Услышав это, Куньяр нервно повертел ритуальным мечом, словно под его клинком собирался заставить новоявленного Великого магистра окончательно открыть тайну сокровищ тамплиеров, наконец, не выдержал и раздраженно прошелся между стеной и стульями.
– Но если вы – действительно потомок того самого Великого магистра де Моле, значит, в вашей семье должны были сохраниться какие-то письма, предания, легенды… Испепели меня молния святого Стефания, если я лично не займусь поиском сокровищ. Как верховный казначей ордена, естественно, – тотчас же добавил он, побаиваясь, как бы его не заподозрили в злых намерениях. – Исключительно в интересах ордена.
Великий магистр проследил за нервным поведением шевалье, и в глазах его вспыхнули коварные огоньки ненависти к этому человеку, которые он, конечно же, сразу попытался погасить.
– Вы и в самом деле должны заняться этим, рыцарь де Куньяр. А мы поможем. Кое-какие соображения на этот счет у потомков Жака де Моле все же имелись, так что я поделюсь ими.
– Позвольте, Великий магистр, – вдруг озадаченно взглянул на него верховный казначей. – Но если орден основывался в этих стенах…

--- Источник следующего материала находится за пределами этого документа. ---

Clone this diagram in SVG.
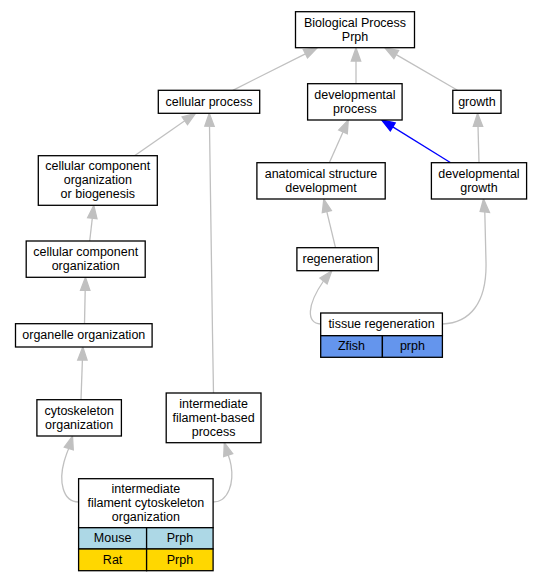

– Лучше сказать: "в этих скалах", – уточнил д\'Атьен, старавшийся держаться подальше от ненайденных сокровищ. Что бы там ни говорил Артур де Моле относительно их братства, а уж он-то наверняка знает, что свои особые виды на сокровища ордена имел и его предок – великий инквизитор Франции Гийом де Ногаре. И наверняка он поживился, по крайней мере, из того, что Великому магистру пришлось оставить королю, дабы убедить его, что никакого огромного клада ордена не существует, все богатство – вот оно, сущий мизер.
– Вы правы: в этих скалах… – согласился шевалье. – Но, испепели меня молния святого Стефания… Почему бы последнему из Великих магистров не предположить, что сокровища должны вернуться туда, где они начали накапливаться?
– Вот теперь-то я уже не сомневаюсь, что решение назначить вас верховным казначеем ордена было правильным, – многозначительно ухмыльнулся граф де Моле. – В то же время вам становится понятным одно из влечений, которые привели меня к этому замку.
– Отныне мы должны представать перед миром единомышленниками, испепели нас обоих молния святого Стефания.